Robert Reich Talks About His Play Public Exposure

You might think that when the former U.S. Secretary of Labor writes a play about politics, it’s going to be a heavy-handed diatribe against the Radical Right. Not so, according to Robert Reich, whose play “Public Exposure” opened the Wellfleet Harbor Actors Theater’s 2005 season.

“This is pure fun,” he assures from his office at University of California. – Berkeley, adding “I was going to say good wholesome fun, but no, pure unwholesome fun.”

The play, which will be directed by Gip Hoppe, is about a right-wing television anchor who is persuaded by an unscrupulous plastic surgeon and a savvy journalist to run for president. The only problem is, the anchor can’t seem to keep his pants on. Sound familiar? Certainly several real life characters come to mind here, but Reich is firm in saying any similarities are “purely coincidence.”

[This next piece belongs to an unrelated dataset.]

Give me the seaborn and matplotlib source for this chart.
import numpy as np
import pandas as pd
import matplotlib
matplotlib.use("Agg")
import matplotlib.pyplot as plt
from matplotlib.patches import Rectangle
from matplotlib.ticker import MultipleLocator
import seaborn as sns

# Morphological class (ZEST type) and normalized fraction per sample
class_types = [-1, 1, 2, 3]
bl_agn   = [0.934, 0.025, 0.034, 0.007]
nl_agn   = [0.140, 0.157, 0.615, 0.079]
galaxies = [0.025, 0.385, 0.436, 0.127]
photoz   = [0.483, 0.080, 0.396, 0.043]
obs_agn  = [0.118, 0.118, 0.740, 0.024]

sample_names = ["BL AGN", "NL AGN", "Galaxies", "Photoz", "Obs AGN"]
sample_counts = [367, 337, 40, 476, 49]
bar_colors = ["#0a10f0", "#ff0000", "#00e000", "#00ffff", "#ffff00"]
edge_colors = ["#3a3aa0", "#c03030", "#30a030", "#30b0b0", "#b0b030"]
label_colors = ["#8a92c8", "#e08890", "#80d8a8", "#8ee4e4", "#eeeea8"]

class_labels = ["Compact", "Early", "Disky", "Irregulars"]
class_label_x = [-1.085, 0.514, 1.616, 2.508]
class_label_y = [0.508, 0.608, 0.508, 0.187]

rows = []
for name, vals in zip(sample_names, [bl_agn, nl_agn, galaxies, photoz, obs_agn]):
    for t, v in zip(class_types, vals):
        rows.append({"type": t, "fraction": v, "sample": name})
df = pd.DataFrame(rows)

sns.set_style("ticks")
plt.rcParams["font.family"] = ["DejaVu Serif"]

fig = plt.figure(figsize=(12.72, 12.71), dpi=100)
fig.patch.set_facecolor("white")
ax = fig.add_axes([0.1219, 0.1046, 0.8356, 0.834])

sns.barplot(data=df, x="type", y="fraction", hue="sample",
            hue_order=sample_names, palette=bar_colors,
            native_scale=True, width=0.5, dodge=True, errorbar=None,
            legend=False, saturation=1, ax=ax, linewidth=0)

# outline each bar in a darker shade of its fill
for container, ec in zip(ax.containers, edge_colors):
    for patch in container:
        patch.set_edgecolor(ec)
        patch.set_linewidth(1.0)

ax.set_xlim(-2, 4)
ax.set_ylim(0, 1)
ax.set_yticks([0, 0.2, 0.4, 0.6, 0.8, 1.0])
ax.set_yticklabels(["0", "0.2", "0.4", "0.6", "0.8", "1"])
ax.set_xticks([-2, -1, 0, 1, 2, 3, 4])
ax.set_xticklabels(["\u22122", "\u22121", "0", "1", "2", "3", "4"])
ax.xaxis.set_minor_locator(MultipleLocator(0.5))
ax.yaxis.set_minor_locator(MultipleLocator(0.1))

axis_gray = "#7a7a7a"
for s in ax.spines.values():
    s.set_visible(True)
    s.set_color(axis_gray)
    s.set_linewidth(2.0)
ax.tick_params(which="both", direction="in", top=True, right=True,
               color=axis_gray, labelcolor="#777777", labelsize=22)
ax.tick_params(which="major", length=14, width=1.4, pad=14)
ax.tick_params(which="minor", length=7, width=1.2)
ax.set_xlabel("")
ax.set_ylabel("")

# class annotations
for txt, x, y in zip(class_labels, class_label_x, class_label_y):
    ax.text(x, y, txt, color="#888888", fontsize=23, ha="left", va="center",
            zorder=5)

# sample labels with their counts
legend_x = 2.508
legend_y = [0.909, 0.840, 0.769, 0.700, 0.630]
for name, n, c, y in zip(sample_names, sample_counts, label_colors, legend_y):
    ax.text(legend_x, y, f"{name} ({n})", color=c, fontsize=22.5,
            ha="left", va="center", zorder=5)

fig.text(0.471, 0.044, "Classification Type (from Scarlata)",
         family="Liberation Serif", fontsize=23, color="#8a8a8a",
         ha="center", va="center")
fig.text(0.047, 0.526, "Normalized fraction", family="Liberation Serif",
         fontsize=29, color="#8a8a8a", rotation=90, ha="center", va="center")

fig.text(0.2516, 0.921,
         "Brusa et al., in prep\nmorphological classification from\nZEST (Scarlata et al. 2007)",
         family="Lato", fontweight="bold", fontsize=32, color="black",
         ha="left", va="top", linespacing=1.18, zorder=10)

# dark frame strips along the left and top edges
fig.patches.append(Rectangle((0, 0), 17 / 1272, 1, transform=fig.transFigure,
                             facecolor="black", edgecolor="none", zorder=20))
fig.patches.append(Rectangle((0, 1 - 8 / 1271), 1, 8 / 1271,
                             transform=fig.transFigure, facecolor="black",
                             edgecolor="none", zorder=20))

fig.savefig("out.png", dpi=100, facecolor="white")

This isn’t Reich’s first dalliance with the theater, having written his first play in 1968 and directed several directions during his youth. “I took a playwriting course in the late 60s and when I was in grad school, I directed a number of productions at Oxford..and (my wife) Claire and I have appeared in ‘Love Letters’ on a number of occasions.”

It is his first professional play, though. And although Reich is a prolific writer, having written a dozen nonfiction books, he admits the process for writing “Public Exposure” was a far cry from works like “Reason : Why Liberals Will Win the Battle for America” and “The Work of Nations : Preparing Ourselves for 21st Century Capitalism.”

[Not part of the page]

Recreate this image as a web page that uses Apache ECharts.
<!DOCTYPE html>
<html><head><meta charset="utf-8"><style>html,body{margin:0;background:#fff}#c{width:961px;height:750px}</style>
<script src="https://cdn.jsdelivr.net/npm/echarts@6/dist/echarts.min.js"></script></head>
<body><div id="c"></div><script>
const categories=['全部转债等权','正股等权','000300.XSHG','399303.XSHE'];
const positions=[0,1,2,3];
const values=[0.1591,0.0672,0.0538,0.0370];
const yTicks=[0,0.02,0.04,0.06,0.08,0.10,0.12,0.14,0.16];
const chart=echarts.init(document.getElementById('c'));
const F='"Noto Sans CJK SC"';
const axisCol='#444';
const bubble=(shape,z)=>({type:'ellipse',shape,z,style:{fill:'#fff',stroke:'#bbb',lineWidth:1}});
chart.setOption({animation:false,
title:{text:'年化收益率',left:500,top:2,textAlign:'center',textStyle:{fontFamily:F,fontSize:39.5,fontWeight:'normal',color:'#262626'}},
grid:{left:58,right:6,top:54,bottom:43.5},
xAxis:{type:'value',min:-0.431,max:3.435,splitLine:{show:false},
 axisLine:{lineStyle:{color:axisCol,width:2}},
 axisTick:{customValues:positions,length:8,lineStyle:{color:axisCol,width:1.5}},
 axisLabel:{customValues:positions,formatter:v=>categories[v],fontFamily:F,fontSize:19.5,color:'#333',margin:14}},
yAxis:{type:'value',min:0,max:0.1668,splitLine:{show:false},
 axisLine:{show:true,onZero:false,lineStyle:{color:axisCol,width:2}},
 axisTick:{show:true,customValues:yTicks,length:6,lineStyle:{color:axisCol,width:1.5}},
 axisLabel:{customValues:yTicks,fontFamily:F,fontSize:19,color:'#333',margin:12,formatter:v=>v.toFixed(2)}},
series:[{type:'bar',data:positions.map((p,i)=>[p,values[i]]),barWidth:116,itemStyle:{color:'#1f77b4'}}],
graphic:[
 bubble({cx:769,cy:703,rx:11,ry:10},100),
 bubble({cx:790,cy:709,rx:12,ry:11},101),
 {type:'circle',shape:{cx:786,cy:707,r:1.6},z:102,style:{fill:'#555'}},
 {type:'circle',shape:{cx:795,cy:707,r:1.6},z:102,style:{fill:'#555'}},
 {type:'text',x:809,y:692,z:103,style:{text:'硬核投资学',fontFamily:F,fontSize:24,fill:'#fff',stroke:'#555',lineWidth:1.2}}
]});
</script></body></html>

“It’s not exactly what I normally write,” he confesses. “This last play just bubbled up. I had nothing to do with it. The characters just came out and did what they had to do. I had nothing to do with it. I was an innocent bystander.”

While he says the process was fairly mysterious, with the characters, their dialogue and actions coming to him rather quickly, this was a piece he felt strongly about, “I knew I had to write it and I began to know the characters and they whisked me away.”

But make no mistake, Reich brushes off any notion that the play will change the world or even change anyone’s mind about the state of politics in America today.

“It wouldn’t be me if it didn’t express what strikes me as humorous,” he explains, “but I’m not intending to change anybody’s mind. Humor is the universal solvent. It’s important occasionally for us to be able to laugh, even though what’s going on (in reality) is not always very funny.”

It’s this need for laughter and a sense of humor that is the driving force behind the production. Reich did a reading of the piece several months ago in Eastham, and found the process very helpful to tweaking the play. Asked why premiere it at WHAT, Reich gushes with admiration for the theater company.

“I’ve been enormously impressed for years with what the Wellfleet theater has done. They do cutting edge work. They have a great playhouse, wonderful directors, a good group of actors. WHAT Is a wonderful organization. I have enormous confidence in (artistic director) Jeff Zinn.”

The goal for this play is for the audience to get “a great big yuck” out of it. No more, no less.

“Comedy is different from any other medium…It stands or falls on the basis of whether the audience finds it humorous. And you can test that very easily. Do they laugh or not?”